Other reviews that are given three stars out of five are Mojo, Q, Now, and Prefix Magazine (six out of ten), as well as the website Sputnikmusic. Publishers that have mixed reviews are Slant Magazine (two-and-a-half stars out of five), Hot Press (2.5 out of five), The Austin Chronicle (two stars out of five), and The Village Voice.

Professional ratings
Aggregate scores
| Source | Rating |
| Metacritic | 73/100 |
Review scores
| Source | Rating |
| AllMusic | Star |
| The A.V. Club | A |
| Entertainment Weekly | B |
| The Guardian | Star |
| The Independent | Star |
| Mojo | Star |
| Pitchfork | 6.0/10 |
| Q | Star |
| Rolling Stone | Star |
| Spin | Star |

==Commercial performance==
In its debut week, Narrow Stairs reached the No.1 spot on the Billboard 200 chart, selling 144,000 copies and scoring the band its first No.1 album. One week later it fell to No.5 with 52,000 copies.
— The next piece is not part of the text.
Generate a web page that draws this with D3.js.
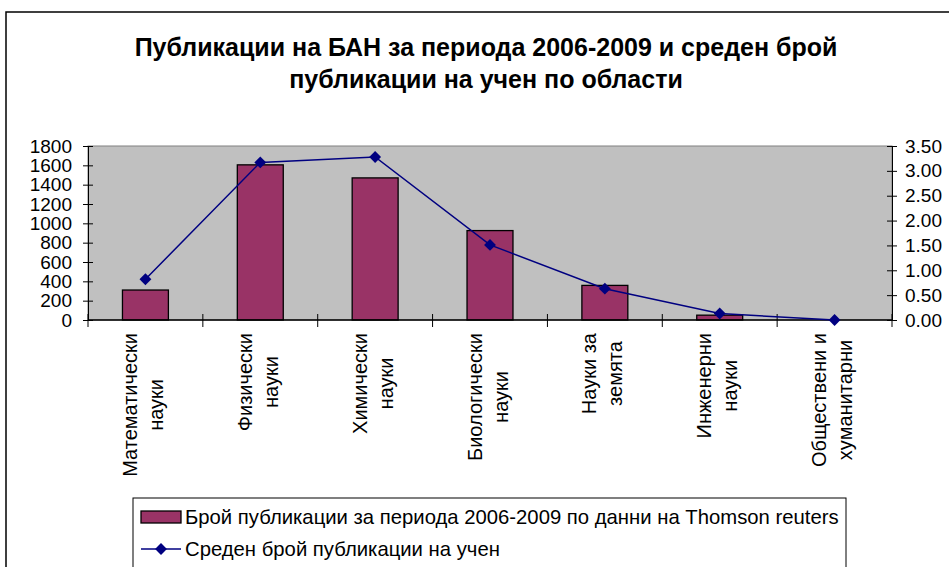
<!DOCTYPE html>
<html><head><meta charset="utf-8">
<script src="https://cdn.jsdelivr.net/npm/d3@7"></script>
<style>body{margin:0;background:#fff}svg{display:block}text{font-family:"Liberation Sans",Arial,sans-serif}</style>
</head><body>
<script>
const categories = [["Математически","науки"],["Физически","науки"],["Химически","науки"],["Биологически","науки"],["Науки за","земята"],["Инженерни","науки"],["Обществени и","хуманитарни"]];
const publications = [310, 1605, 1470, 925, 358, 50, 0];
const avgPerScientist = [0.82, 3.17, 3.28, 1.51, 0.63, 0.13, 0];
const leftTicks = [0,200,400,600,800,1000,1200,1400,1600,1800];
const rightTicks = [0,0.5,1,1.5,2,2.5,3,3.5];
const titleLines = ["Публикации на БАН за периода 2006-2009 и среден брой","публикации на учен по области"];
const legendLabels = ["Брой публикации за периода 2006-2009 по данни на Thomson reuters","Среден брой публикации на учен"];

const W=949,H=567;
const svg=d3.select("body").append("svg").attr("width",W).attr("height",H);
svg.append("rect").attr("x",6).attr("y",12).attr("width",W+10).attr("height",H+10).attr("fill","none").attr("stroke","#000").attr("stroke-width",1.5);

svg.selectAll("text.title").data(titleLines).enter().append("text")
 .attr("x",486).attr("y",(d,i)=>56+i*32).attr("text-anchor","middle")
 .attr("font-size",25).attr("font-weight","bold").text(d=>d);

const L=88,R=892,T=146,B=320;
const x=d3.scaleBand().domain(d3.range(categories.length)).range([L,R]);
const yL=d3.scaleLinear().domain([0,1800]).range([B,T]);
const yR=d3.scaleLinear().domain([0,3.5]).range([B,T]);

svg.append("rect").attr("x",L).attr("y",T).attr("width",R-L).attr("height",B-T).attr("fill","#c0c0c0").attr("stroke","#808080").attr("stroke-width",1);

svg.selectAll("rect.bar").data(publications).enter().append("rect")
 .attr("x",(d,i)=>x(i)+x.bandwidth()*0.3).attr("width",x.bandwidth()*0.4)
 .attr("y",d=>yL(d)).attr("height",d=>B-yL(d))
 .attr("fill","#993366").attr("stroke","#000").attr("stroke-width",1.3);

const axL=svg.append("g").attr("transform",`translate(${L},0)`).call(d3.axisLeft(yL).tickValues(leftTicks).tickFormat(d3.format("d")).tickSize(0).tickPadding(16));
axL.select(".domain").attr("stroke","#000");
axL.selectAll(".tick").append("line").attr("x1",-5).attr("x2",5).attr("stroke","#000");
const axR=svg.append("g").attr("transform",`translate(${R},0)`).call(d3.axisRight(yR).tickValues(rightTicks).tickFormat(d3.format(".2f")).tickSize(0).tickPadding(13));
axR.select(".domain").attr("stroke","#000");
axR.selectAll(".tick").append("line").attr("x1",-5).attr("x2",5).attr("stroke","#000");
[axL,axR].forEach(a=>a.selectAll("text").attr("font-size",19).attr("fill","#000").attr("font-family","Liberation Sans, Arial, sans-serif"));

const bot=svg.append("g");
bot.append("line").attr("x1",L).attr("x2",R).attr("y1",B).attr("y2",B).attr("stroke","#000").attr("stroke-width",1.5);
bot.selectAll("line.t").data(d3.range(categories.length+1)).enter().append("line")
 .attr("x1",i=>L+i*x.bandwidth()).attr("x2",i=>L+i*x.bandwidth()).attr("y1",B-6).attr("y2",B+7).attr("stroke","#000");

categories.forEach((lines,i)=>{
  const cx=x(i)+x.bandwidth()/2;
  const g=svg.append("g");
  const t=g.append("text").attr("font-size",20).attr("text-anchor","middle");
  lines.forEach((ln,j)=>t.append("tspan").attr("x",0).attr("y",(j-(lines.length-1)/2)*26+4.6).text(ln));
  const maxLen=d3.max(t.selectAll("tspan").nodes(),n=>n.getComputedTextLength());
  g.attr("transform",`translate(${cx},${333+maxLen/2}) rotate(-90)`);
});

const line=d3.line().x((d,i)=>x(i)+x.bandwidth()/2).y(d=>yR(d));
svg.append("path").datum(avgPerScientist).attr("d",line).attr("fill","none").attr("stroke","#000080").attr("stroke-width",1.5);
const sym=d3.symbol().type(d3.symbolDiamond2).size(90);
svg.selectAll("path.pt").data(avgPerScientist).enter().append("path")
 .attr("d",sym).attr("transform",(d,i)=>`translate(${x(i)+x.bandwidth()/2},${yR(d)})`).attr("fill","#000080");

const lg=svg.append("g");
lg.append("rect").attr("x",133).attr("y",498).attr("width",713).attr("height",100).attr("fill","#fff").attr("stroke","#000").attr("stroke-width",1);
lg.append("rect").attr("x",141).attr("y",511).attr("width",40).attr("height",12).attr("fill","#993366").attr("stroke","#000").attr("stroke-width",1.3);
lg.append("line").attr("x1",141).attr("x2",181).attr("y1",549).attr("y2",549).attr("stroke","#000080").attr("stroke-width",1.5);
lg.append("path").attr("d",sym).attr("transform","translate(161,549)").attr("fill","#000080");
lg.selectAll("text").data(legendLabels).enter().append("text").attr("x",185).attr("y",(d,i)=>524+i*32).attr("font-size",20.3).text(d=>d);
</script>
</body></html>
As of January 31, 2009, the album had sold over 475,000 copies in the US. Narrow Stairs was certified Gold by the RIAA in February 2009, for shipments of 500,000 copies.

Narrow Stairs was nominated for Best Alternative Music Album at the 51st Grammy Awards, while "I Will Possess Your Heart" was nominated for Best Rock Song.

==Track listing==

The latter two demos were also included on the vinyl LP edition of the album.
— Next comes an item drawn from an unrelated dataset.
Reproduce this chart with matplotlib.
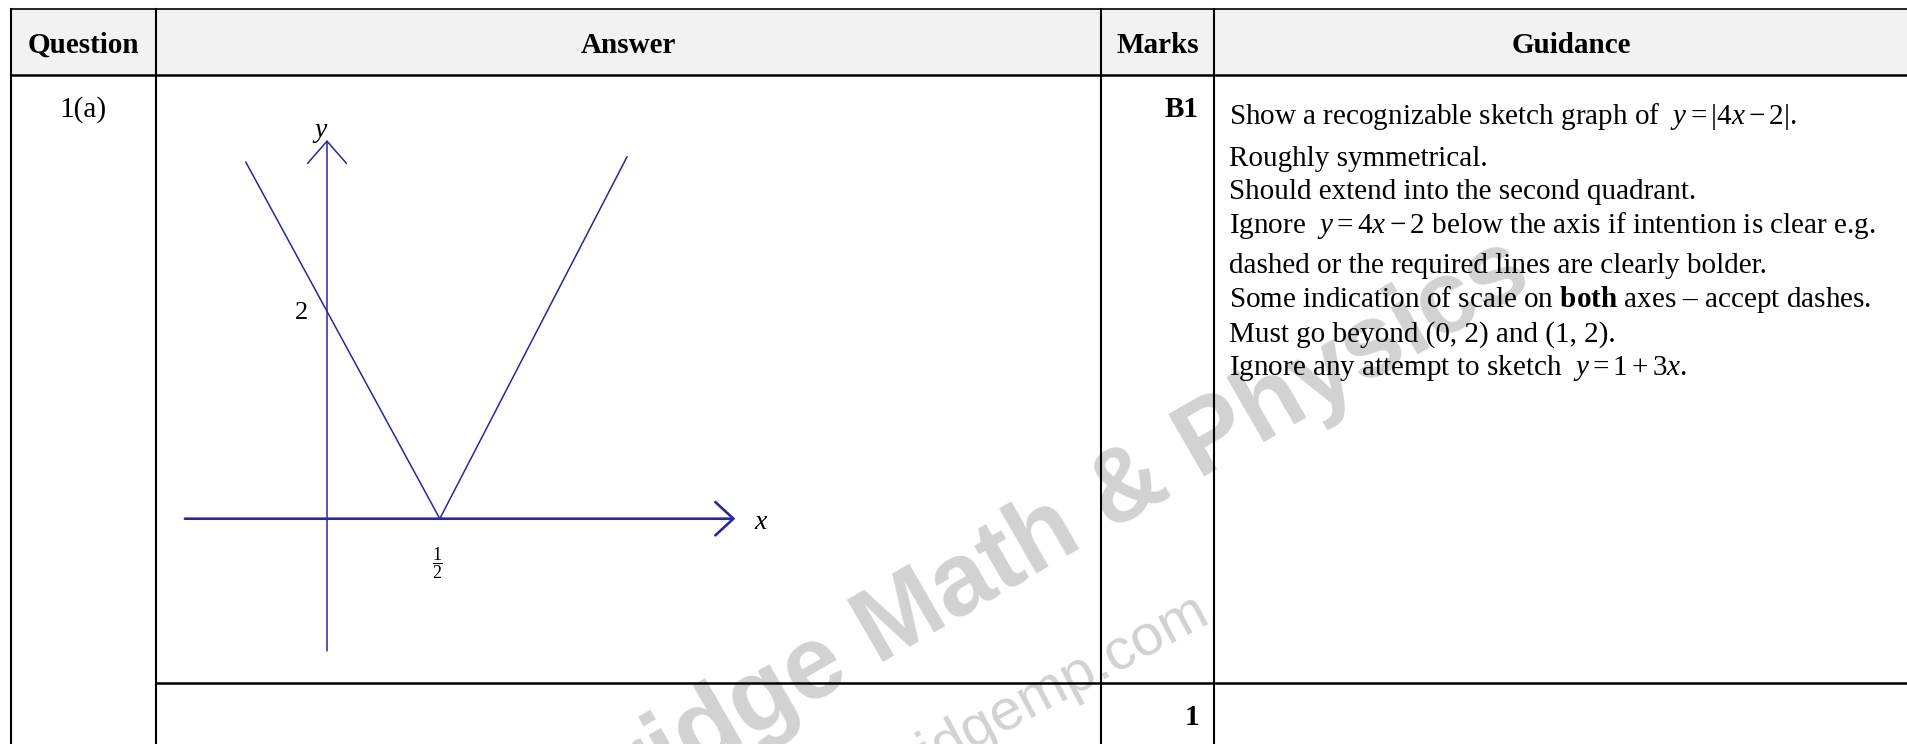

| No. | Title | Writer(s) | Length |
|---|---|---|---|
| 1. | "Bixby Canyon Bridge" | Ben Gibbard | 5:15 |
| 2. | "I Will Possess Your Heart" | Gibbard, Nick Harmer, Jason McGerr, Chris Walla | 8:25 |
| 3. | "No Sunlight" | Gibbard, Walla | 2:40 |
| 4. | "Cath..." | Gibbard | 3:50 |
| 5. | "Talking Bird" | Gibbard | 3:23 |
| 6. | "You Can Do Better Than Me" | Gibbard | 1:59 |
| 7. | "Grapevine Fires" | Gibbard, Harmer, McGerr | 4:09 |
| 8. | "Your New Twin Sized Bed" | Gibbard, Harmer | 3:06 |
| 9. | "Long Division" | Gibbard, Harmer, Walla | 3:50 |
| 10. | "Pity and Fear" | Gibbard | 4:21 |
| 11. | "The Ice Is Getting Thinner" | Gibbard, Walla | 3:45 |

iTunes Store bonus tracks
| No. | Title | Writer(s) | Length |
|---|---|---|---|
| 12. | "I Will Possess Your Heart" (radio edit) | Gibbard, Harmer, McGerr, Walla | 4:08 |
| 13. | "Album Credits" (As Read by Mike West) |  | 2:51 |
| 14. | "The Ice Is Getting Thinner" (Demo) | Gibbard, Walla | 3:30 |
| 15. | "No Sunlight" (Demo) | Gibbard, Walla | 3:25 |

==Personnel==
Death Cab for Cutie
- Ben Gibbard – vocals, rhythm guitar, piano, keyboard, drums, drum machine
- Nick Harmer – bass, backing vocals
- Jason McGerr – drums, percussion
- Chris Walla – lead guitar, audio sequencer, backing vocals, piano, keyboard

Production
- Chris Walla – production, recording, mixing
- Eric A. Hegg – centerfold photo
- Alex Newport – mixing
- Chris Tabron – mixing assistant
- Roger Seibel – mastering
- EE Storey – artwork, layout

==Charts==

===Weekly charts===

| Chart (2008) | Peak position |
|---|---|
| Australian Albums (ARIA) | 6 |
| Austrian Albums (Ö3 Austria) | 65 |
| Belgian Albums (Ultratop Flanders) | 61 |
| Canadian Albums (Billboard) | 1 |
| Dutch Albums (Album Top 100) | 67 |
| German Albums (Offizielle Top 100) | 40 |
| Irish Albums (IRMA) | 29 |
| New Zealand Albums (RMNZ) | 35 |
| Norwegian Albums (VG-lista) | 10 |
| Scottish Albums (Official Charts) | 26 |
| Spanish Albums (Promusicae) | 99 |
| Swedish Albums (Sverigetopplistan) | 16 |
| UK Albums (Official Charts) | 24 |
| US Billboard 200 | 1 |
| US Top Rock Albums (Billboard) | 1 |

===Year-end charts===

| Chart (2008) | Position |
|---|---|
| US Billboard 200 | 94 |
| US Top Rock Albums (Billboard) | 22 |

==Certifications==

| Region | Certification | Certified units/sales |
| Canada (Music Canada) | Gold | 40,000^{^} |
| United Kingdom (BPI) | Silver | 60,000^{‡} |
| United States (RIAA) | Gold | 500,000^{^} |
^{^} Shipments figures based on certification alone. ^{‡} Sales+streaming figures based on certification alone.

==Release history==
The album was initially released on May 12, 2008, in the United Kingdom and on the following day in the United States.